Food

Among Chardonnays, Chablis Is Not Better, Just Different


However, Fred would be incorrect in painting oak barrels as the villain here. It’s important to distinguish between older oak barrels, which are often used to enhance texture and age-worthiness, and those that are used as flavoring agents, in which new oak can impart woody, vanilla, chocolate, toasty flavors as well as oak tannins.

New oak barrels are pretty rare in Chablis nowadays, though they might have had a brief vogue 25 years ago. But many producers use older oak barrels for their wines, mostly for the more ambitious premier and grand crus, but sometimes for village wines like these. For the most part, it’s hard to discern a flavor.

Many readers, while standing up for Chablis denounced chardonnay in general. They described it as buttery, or tasting like butterscotch or even buttered popcorn. Many blamed oak for producing these flavors and centered the problem in California.

I want to make three points: First, flamboyant, buttery, oaky California chardonnays became popular in the 1980s and ’90s, popular enough that producers around the world emulated the style.

But over the last 10 or 15 years the fashion has ebbed. This style continues to have its fans, like Dariala of Massachusetts, but California chardonnay is far more stylistically diverse today.
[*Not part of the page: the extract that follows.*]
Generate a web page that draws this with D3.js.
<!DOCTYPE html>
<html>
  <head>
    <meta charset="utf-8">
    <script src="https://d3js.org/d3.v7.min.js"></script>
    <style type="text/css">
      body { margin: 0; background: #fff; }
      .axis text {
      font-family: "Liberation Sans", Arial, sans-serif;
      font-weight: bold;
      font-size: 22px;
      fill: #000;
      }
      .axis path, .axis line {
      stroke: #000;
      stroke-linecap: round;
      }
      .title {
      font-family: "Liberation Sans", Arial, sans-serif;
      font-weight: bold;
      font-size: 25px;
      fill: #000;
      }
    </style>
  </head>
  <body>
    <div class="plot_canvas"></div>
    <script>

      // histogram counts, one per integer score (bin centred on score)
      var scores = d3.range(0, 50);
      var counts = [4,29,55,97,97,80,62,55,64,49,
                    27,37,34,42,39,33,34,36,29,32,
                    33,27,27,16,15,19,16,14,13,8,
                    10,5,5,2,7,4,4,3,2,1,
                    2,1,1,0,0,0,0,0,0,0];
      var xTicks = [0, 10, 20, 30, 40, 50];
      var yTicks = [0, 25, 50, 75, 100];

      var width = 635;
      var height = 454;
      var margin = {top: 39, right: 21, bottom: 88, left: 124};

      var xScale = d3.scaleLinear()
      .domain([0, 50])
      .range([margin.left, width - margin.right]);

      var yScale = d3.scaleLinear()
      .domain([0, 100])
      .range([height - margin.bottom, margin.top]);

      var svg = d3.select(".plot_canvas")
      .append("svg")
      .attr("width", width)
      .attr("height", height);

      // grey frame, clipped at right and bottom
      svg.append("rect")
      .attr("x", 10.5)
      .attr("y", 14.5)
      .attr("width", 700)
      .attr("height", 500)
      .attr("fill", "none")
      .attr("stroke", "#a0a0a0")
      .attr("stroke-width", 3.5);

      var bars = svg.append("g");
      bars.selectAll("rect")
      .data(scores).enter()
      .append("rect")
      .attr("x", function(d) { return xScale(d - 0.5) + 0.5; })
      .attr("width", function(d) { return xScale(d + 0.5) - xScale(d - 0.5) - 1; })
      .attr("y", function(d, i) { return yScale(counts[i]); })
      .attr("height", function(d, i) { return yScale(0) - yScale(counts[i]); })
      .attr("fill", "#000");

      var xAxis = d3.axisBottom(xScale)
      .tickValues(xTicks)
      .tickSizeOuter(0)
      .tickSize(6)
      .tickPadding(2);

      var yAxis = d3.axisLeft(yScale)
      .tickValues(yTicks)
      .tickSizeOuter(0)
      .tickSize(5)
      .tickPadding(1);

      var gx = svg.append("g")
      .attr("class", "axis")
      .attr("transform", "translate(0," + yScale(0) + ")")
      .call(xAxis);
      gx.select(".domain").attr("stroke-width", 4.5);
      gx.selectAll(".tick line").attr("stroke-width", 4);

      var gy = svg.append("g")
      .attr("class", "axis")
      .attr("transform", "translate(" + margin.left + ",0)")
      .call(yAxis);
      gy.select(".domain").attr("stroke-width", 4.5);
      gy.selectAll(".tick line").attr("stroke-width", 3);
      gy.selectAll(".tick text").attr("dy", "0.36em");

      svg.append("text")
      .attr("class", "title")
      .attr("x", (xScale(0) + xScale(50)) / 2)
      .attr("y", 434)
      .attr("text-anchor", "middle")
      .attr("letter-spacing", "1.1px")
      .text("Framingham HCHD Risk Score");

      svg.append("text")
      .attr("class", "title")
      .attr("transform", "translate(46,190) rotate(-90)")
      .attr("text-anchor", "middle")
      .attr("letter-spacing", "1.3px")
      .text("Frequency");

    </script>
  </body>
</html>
Let’s not assume that California chardonnay means big, buttery and oaky, because it’s just as easy to find taut, steely examples.
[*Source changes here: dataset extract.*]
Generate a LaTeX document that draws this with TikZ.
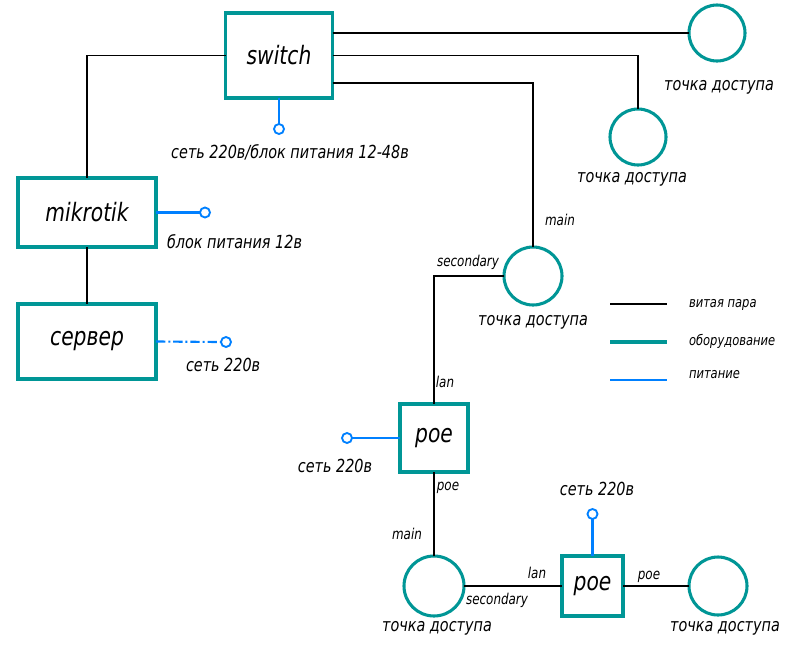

Second, as I’ve suggested, oak is not the villain, though sometimes the way winemakers use oak barrels (or oak adjuncts like chips, staves or dust) to flavor wines can be nefarious. These days, I find many more wines are enhanced by judicious use of oak barrels rather than harmed by overdoing it.
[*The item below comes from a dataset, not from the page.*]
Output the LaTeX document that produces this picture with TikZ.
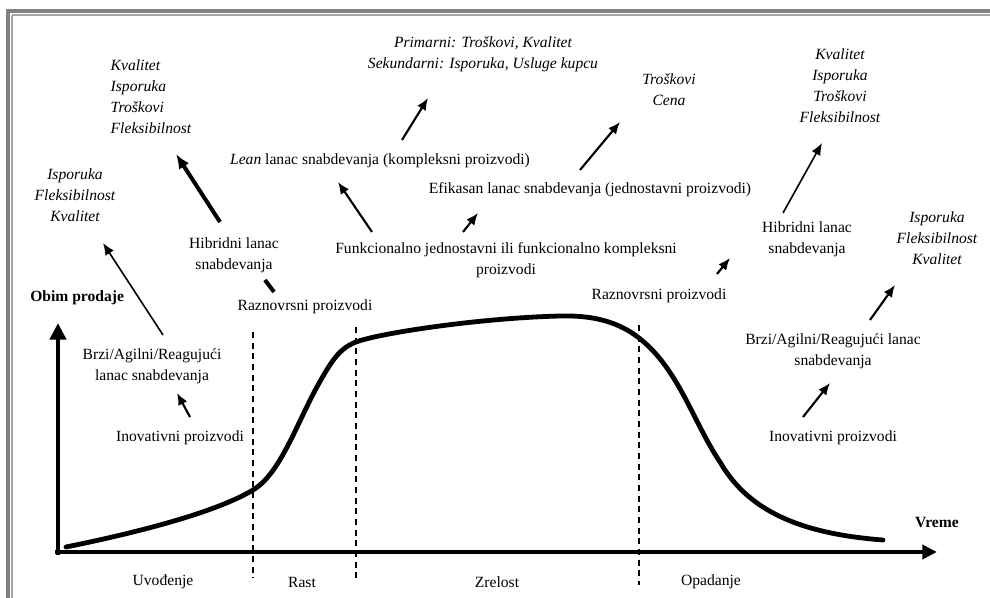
\documentclass[tikz,border=0pt]{standalone}
\usepackage{fontspec}
\setmainfont{Liberation Serif}
\usetikzlibrary{arrows.meta}
\begin{document}
\begin{tikzpicture}[x=0.75pt,y=-0.75pt,
  txt/.style={inner sep=0pt, align=center, font=\fontsize{11.7}{15.8}\selectfont},
  itxt/.style={inner sep=0pt, align=center, font=\fontsize{11.7}{15.8}\selectfont\itshape},
  btxt/.style={inner sep=0pt, font=\fontsize{11.7}{15.8}\selectfont\bfseries},
  axisline/.style={line width=3.7pt},
  curve/.style={line width=3.6pt, line cap=round, line join=round},
  phase/.style={line width=1.5pt, dash pattern=on 4.5pt off 3.5pt},
  thickarr/.style={line width=3pt, -{Latex[length=11pt,width=9pt]}},
  midarr/.style={line width=1.6pt, -{Latex[length=9pt,width=7.5pt]}},
  thinarr/.style={line width=1.2pt, -{Latex[length=9pt,width=7.5pt]}},
  framedark/.style={fill=black!50},
  framelight/.style={draw=black!35, line width=0.9pt}
]
\useasboundingbox (0,0) rectangle (990,598);
\fill[white] (0,0) rectangle (990,598);

% window frame
\fill[framedark] (6,9) rectangle (990,13);
\fill[framedark] (6,9) rectangle (10,598);
\draw[framelight] (12,15) -- (990,15);
\draw[framelight] (12,15) -- (12,598);

% axes
\coordinate (ytip) at (58,323);
\coordinate (xtip) at (937,552);
\draw[axisline, -{Triangle[length=12.5pt,width=12pt]}] (58,555) -- (ytip);
\draw[axisline, -{Triangle[length=11pt,width=10.5pt]}] (55,552) -- (xtip);

% phase boundaries
\draw[phase] (253,332) -- (253,578);
\draw[phase] (356,327) -- (356,578);
\draw[phase] (639,325) -- (639,585);

% sales curve over the life cycle
\draw[curve] (66,547) .. controls (150,530) and (220,510) .. (253,490)
  .. controls (280,474) and (296,425) .. (318,385)
  .. controls (332,360) and (340,348) .. (356,342)
  .. controls (380,333) and (480,318) .. (560,316)
  .. controls (600,315) and (625,325) .. (645,343)
  .. controls (680,374) and (695,425) .. (720,462)
  .. controls (745,505) and (790,533) .. (883,540);

% axis labels
\node[btxt, anchor=west] (obim) at (30,298) {Obim prodaje};
\node[btxt] (vreme) at (937,523) {Vreme};

% phase names
\node[txt] (uvod) at (163,582) {Uvođenje};
\node[txt] (rast) at (302,582) {Rast};
\node[txt] (zrel) at (497,582) {Zrelost};
\node[txt] (opad) at (711,582) {Opadanje};

% introduction phase
\node[txt] (inovL) at (180,438) {Inovativni proizvodi};
\node[txt] (brziL) at (152,366) {Brzi/Agilni/Reagujući\\lanac snabdevanja};
\node[itxt] (prioL) at (75,195) {Isporuka\\Fleksibilnost\\Kvalitet};

% growth phase
\node[txt] (raznL) at (305,307) {Raznovrsni proizvodi};
\node[txt] (hibL) at (234,255) {Hibridni lanac\\snabdevanja};
\node[itxt, align=left] (prioH) at (151,97) {Kvalitet\\Isporuka\\Troškovi\\Fleksibilnost};

% maturity phase
\node[txt] (funk) at (506,260) {Funkcionalno jednostavni ili funkcionalno kompleksni\\proizvodi};
\node[txt] (lean) at (380,161) {\textit{Lean} lanac snabdevanja (kompleksni proizvodi)};
\node[txt] (efik) at (590,190) {Efikasan lanac snabdevanja (jednostavni proizvodi)};
\node[itxt] (prioLean) at (483,54) {Primarni: Troškovi, Kvalitet\\Sekundarni: Isporuka, Usluge kupcu};
\node[itxt] (prioEf) at (669,90) {Troškovi\\Cena};

% decline phase
\node[txt] (raznR) at (659,296) {Raznovrsni proizvodi};
\node[txt] (hibR) at (807,239) {Hibridni lanac\\snabdevanja};
\node[itxt] (prioHR) at (840,86) {Kvalitet\\Isporuka\\Troškovi\\Fleksibilnost};
\node[txt] (brziR) at (833,351) {Brzi/Agilni/Reagujući lanac\\snabdevanja};
\node[txt] (inovR) at (833,438) {Inovativni proizvodi};
\node[itxt] (prioR) at (937,238) {Isporuka\\Fleksibilnost\\Kvalitet};

% arrow end points
\coordinate (a1s) at (190,417); \coordinate (a1e) at (177,393);
\coordinate (a2s) at (163,335); \coordinate (a2e) at (103,243);
\coordinate (a3s) at (220,222); \coordinate (a3e) at (176,154);
\coordinate (a4s) at (265,280); \coordinate (a4e) at (274,292);
\coordinate (a5s) at (372,232); \coordinate (a5e) at (338,182);
\coordinate (a6s) at (463,232); \coordinate (a6e) at (478,213);
\coordinate (a7s) at (402,140); \coordinate (a7e) at (428,98);
\coordinate (a8s) at (580,170); \coordinate (a8e) at (620,122);
\coordinate (a9s) at (717,274); \coordinate (a9e) at (730,258);
\coordinate (a10s) at (783,213); \coordinate (a10e) at (822,143);
\coordinate (a11s) at (803,417); \coordinate (a11e) at (830,383);
\coordinate (a12s) at (870,320); \coordinate (a12e) at (895,285);

% connectors
\draw[midarr] (a1s) -- (a1e);
\draw[thinarr] (a2s) -- (a2e);
\draw[thickarr] (a3s) -- (a3e);
\draw[line width=3pt] (a4s) -- (a4e);
\draw[midarr] (a5s) -- (a5e);
\draw[midarr] (a6s) -- (a6e);
\draw[midarr] (a7s) -- (a7e);
\draw[midarr] (a8s) -- (a8e);
\draw[midarr] (a9s) -- (a9e);
\draw[thinarr] (a10s) -- (a10e);
\draw[midarr] (a11s) -- (a11e);
\draw[midarr] (a12s) -- (a12e);
\end{tikzpicture}
\end{document}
Interestingly, while oak is overwhelmingly the most popular wood for barrels today, until 50 years ago, many winemaking regions simply used the wood that was prevalent in their areas, like redwood in California or acacia and chestnut in parts of Europe. Around the fringes, I see a few winemakers today returning to these traditional woods, though in California most redwoods are now protected and won’t be showing up in new vats for wine.